» DESCRIPTION OF THE TASK: Copy exactly the lines from the line containing "Recreate this image" to the line containing "const whiskerHigh = [7.61, 13.21, 12.62, 6.68, 2.48];", both lines included, and omit any pictures.

» RECORD EXTRACTS:
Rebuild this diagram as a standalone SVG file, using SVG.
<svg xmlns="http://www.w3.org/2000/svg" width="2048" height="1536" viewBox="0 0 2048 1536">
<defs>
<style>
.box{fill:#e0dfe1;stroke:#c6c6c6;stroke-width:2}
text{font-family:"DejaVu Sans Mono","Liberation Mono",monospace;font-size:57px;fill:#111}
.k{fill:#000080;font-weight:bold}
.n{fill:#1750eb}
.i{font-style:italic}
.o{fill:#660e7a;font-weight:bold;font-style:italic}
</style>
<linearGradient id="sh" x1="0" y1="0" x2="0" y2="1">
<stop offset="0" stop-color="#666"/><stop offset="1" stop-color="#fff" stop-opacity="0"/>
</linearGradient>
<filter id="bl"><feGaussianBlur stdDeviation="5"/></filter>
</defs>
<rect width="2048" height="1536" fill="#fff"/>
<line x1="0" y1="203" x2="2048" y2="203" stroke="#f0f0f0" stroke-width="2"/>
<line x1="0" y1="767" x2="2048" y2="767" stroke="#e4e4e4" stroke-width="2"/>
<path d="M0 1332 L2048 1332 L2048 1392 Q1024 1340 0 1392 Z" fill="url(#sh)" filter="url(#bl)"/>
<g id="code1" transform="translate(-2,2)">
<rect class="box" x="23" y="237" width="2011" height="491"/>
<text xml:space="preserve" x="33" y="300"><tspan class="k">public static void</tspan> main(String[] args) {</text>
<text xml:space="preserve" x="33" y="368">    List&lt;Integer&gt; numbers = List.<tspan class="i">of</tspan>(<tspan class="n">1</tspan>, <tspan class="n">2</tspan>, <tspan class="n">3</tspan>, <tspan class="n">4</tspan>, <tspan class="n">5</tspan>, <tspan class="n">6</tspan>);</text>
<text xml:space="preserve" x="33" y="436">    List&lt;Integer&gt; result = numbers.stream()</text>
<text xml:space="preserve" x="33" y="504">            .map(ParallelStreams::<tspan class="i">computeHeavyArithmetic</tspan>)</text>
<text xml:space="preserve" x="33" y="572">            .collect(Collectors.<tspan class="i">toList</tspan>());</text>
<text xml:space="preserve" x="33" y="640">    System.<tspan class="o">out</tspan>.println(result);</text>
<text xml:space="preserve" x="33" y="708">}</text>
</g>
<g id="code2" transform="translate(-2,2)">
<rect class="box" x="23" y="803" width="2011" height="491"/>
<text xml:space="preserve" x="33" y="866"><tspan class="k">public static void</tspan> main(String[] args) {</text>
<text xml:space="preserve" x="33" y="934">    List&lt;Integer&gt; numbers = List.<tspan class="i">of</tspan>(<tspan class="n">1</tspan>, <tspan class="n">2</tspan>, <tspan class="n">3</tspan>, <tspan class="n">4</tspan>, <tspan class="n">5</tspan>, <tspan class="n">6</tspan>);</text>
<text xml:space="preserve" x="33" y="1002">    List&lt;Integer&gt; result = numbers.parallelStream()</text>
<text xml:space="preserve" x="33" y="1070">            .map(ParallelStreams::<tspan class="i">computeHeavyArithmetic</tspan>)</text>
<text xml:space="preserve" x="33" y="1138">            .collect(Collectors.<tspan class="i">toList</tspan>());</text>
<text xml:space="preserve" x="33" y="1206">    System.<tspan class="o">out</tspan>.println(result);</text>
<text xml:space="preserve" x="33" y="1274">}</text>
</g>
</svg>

* * *

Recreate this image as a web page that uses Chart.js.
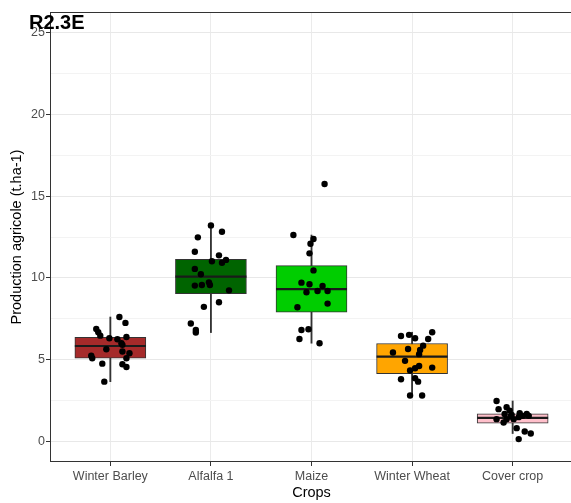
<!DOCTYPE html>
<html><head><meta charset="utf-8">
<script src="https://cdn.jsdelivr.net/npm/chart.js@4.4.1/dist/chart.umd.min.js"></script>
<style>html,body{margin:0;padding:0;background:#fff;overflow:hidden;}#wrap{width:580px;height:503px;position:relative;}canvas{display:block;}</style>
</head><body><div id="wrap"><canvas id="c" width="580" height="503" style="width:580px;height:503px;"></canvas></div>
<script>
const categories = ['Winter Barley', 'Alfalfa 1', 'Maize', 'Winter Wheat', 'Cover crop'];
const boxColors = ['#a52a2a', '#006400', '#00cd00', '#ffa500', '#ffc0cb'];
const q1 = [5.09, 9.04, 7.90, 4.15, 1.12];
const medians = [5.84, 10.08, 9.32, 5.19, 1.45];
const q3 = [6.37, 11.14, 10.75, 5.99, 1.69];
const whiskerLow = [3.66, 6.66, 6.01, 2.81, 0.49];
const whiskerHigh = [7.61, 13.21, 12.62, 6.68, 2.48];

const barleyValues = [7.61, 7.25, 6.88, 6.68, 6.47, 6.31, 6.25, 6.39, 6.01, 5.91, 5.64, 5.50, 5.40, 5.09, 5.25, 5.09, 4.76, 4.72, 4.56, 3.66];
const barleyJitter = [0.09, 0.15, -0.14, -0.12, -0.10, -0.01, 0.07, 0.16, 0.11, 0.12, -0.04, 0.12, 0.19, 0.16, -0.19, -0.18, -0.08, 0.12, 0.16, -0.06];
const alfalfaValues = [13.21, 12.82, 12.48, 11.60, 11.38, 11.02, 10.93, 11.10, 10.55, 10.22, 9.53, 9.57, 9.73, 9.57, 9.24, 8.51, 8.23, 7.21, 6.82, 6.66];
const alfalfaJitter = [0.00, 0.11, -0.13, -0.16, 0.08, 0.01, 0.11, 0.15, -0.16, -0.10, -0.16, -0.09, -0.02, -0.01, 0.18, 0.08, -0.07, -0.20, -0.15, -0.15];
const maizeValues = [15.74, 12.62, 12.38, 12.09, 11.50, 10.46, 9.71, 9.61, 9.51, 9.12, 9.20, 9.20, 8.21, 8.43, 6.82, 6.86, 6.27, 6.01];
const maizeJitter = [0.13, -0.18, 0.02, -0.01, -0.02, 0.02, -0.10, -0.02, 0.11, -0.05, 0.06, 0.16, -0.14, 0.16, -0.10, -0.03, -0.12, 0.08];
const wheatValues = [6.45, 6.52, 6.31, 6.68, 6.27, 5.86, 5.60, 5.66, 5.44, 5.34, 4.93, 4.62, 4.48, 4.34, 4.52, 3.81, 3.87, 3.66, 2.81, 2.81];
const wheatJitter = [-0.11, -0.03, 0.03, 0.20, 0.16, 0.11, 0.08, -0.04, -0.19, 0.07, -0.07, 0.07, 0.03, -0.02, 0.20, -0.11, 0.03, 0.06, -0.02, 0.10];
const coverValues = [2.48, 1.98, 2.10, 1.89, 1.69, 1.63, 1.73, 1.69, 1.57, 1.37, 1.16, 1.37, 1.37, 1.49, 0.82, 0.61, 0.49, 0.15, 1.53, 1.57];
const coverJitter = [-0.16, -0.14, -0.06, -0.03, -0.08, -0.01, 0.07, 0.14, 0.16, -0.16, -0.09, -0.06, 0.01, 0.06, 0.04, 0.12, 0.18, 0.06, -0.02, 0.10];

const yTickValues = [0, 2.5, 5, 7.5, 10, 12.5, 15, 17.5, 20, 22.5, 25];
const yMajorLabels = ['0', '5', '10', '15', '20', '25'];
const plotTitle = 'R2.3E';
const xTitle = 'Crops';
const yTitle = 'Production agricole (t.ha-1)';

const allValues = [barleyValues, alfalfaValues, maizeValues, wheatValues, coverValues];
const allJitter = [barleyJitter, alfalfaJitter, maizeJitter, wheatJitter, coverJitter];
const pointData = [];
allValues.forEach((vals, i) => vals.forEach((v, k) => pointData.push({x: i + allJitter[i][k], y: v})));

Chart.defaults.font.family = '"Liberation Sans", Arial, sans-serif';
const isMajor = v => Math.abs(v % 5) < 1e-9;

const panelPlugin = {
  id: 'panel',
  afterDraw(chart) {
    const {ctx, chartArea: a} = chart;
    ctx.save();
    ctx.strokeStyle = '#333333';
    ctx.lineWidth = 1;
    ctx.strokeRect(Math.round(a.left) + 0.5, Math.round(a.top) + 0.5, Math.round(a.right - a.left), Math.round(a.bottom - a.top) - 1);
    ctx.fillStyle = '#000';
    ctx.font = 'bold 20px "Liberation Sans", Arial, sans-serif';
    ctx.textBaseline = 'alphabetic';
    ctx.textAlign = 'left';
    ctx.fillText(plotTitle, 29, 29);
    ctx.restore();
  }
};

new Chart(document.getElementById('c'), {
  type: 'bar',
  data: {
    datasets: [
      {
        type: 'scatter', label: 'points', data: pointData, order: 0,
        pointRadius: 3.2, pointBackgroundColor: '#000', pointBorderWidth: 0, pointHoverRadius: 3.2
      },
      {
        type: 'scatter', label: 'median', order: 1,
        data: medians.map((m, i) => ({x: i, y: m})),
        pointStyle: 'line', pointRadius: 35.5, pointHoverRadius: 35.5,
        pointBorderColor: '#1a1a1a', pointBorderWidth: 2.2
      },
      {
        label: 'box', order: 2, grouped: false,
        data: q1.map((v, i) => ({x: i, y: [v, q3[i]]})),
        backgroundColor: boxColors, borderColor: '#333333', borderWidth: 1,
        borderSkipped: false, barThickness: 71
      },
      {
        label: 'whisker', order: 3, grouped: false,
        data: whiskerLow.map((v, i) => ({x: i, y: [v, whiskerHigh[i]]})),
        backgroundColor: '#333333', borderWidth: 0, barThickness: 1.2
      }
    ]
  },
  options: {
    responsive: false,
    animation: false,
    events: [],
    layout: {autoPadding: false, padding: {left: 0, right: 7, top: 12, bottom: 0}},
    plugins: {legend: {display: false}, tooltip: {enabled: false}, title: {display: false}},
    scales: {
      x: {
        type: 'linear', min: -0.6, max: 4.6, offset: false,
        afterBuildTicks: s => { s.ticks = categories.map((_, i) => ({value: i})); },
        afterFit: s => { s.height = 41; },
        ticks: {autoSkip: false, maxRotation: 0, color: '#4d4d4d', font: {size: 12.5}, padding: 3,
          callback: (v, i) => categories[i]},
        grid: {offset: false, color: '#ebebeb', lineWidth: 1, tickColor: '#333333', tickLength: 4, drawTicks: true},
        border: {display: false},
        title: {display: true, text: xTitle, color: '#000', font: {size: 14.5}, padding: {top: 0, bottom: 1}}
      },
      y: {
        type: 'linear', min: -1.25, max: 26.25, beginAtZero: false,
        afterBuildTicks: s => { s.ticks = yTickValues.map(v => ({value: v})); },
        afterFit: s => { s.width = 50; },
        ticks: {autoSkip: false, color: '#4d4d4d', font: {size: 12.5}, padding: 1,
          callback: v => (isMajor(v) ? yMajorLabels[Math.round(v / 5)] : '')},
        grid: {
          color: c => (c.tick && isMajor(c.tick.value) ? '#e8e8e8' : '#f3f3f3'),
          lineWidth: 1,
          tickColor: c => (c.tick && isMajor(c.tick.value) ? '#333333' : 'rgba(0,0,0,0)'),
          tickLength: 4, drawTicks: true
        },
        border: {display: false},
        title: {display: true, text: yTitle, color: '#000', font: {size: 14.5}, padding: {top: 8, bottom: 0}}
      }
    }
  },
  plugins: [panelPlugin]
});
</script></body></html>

» ANSWER TO THE EXERCISE:
Recreate this image as a web page that uses Chart.js.
<!DOCTYPE html>
<html><head><meta charset="utf-8">
<script src="https://cdn.jsdelivr.net/npm/chart.js@4.4.1/dist/chart.umd.min.js"></script>
<style>html,body{margin:0;padding:0;background:#fff;overflow:hidden;}#wrap{width:580px;height:503px;position:relative;}canvas{display:block;}</style>
</head><body><div id="wrap"><canvas id="c" width="580" height="503" style="width:580px;height:503px;"></canvas></div>
<script>
const categories = ['Winter Barley', 'Alfalfa 1', 'Maize', 'Winter Wheat', 'Cover crop'];
const boxColors = ['#a52a2a', '#006400', '#00cd00', '#ffa500', '#ffc0cb'];
const q1 = [5.09, 9.04, 7.90, 4.15, 1.12];
const medians = [5.84, 10.08, 9.32, 5.19, 1.45];
const q3 = [6.37, 11.14, 10.75, 5.99, 1.69];
const whiskerLow = [3.66, 6.66, 6.01, 2.81, 0.49];
const whiskerHigh = [7.61, 13.21, 12.62, 6.68, 2.48];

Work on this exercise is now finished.